Li- and Na-reduction products of meso-Co3O4 form high-rate, stably cycling battery anode materials†
Abstract
High surface area (367 m2 g−1) meso-porous Co3O4 was investigated as the precursor of the anode material for lithium and also sodium ion batteries. Co3O4 is considered a potential anode material due to its theoretical capacity of 890 mA h g−1, over twice that of graphite. This comparatively higher capacity can be safely charged at rapid rates owing to a relatively high Li-insertion potentials, but, consequently, the discharged energy is yielded at an average potential near 2 V vs. Li/Li+, with full Li-extraction achieved over a continuum of potentials up to 3 V. The products of the lithium reduction of Co3O4 cycle stably from 0.01–3.0 V vs.

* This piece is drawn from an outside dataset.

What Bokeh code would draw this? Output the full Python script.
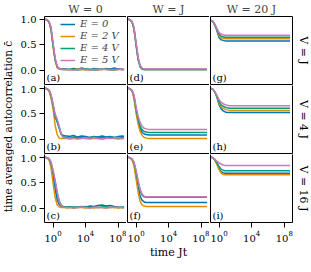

Li/Li+ with 600–900 mA h g−1 capacity retention at C rates from 1–5; the products of its sodium reduction cycle stably from 0.01–3.0 V vs. Na/Na+ at C-rates up to 1 C with a lower 150–400 mA h g−1 capacity retention owing to greater ionic impedance. TEM, SAED and XRD were used to examine the cycled material and the stable performance is attributed to finding that the mesoporous structure is retained. Evaluation of five electrolyte formulations testing EC, FEC and Cl-EC showed that the stable meso-porous structure was best cycled with 5% FEC in EC:DEC at high charge/discharge rates, retaining 77% of its initial capacity at 5 C in a rate test. Comparison of the AC impedance spectra and of the XPS of the SEIs formed in the presence and in the absence of 5 vol% FEC shows that the SEI formed in the presence of FEC contains lithium fluoride and its carbonate layer is thinner than that formed in its absence, resulting in lesser impedance to Li migration through the SEI and facile ion de-solvation, improving the cycling performance. In cycling stability tests with EC:DEC, irregular cycling behaviour attributable to abrupt rises in cell resistance was regularly observed after testing over a few hundred cycles. Long-term cycling irregularities are inhibited by halogenated solvents and completely eliminated by adding fluoroethylene carbonate (FEC).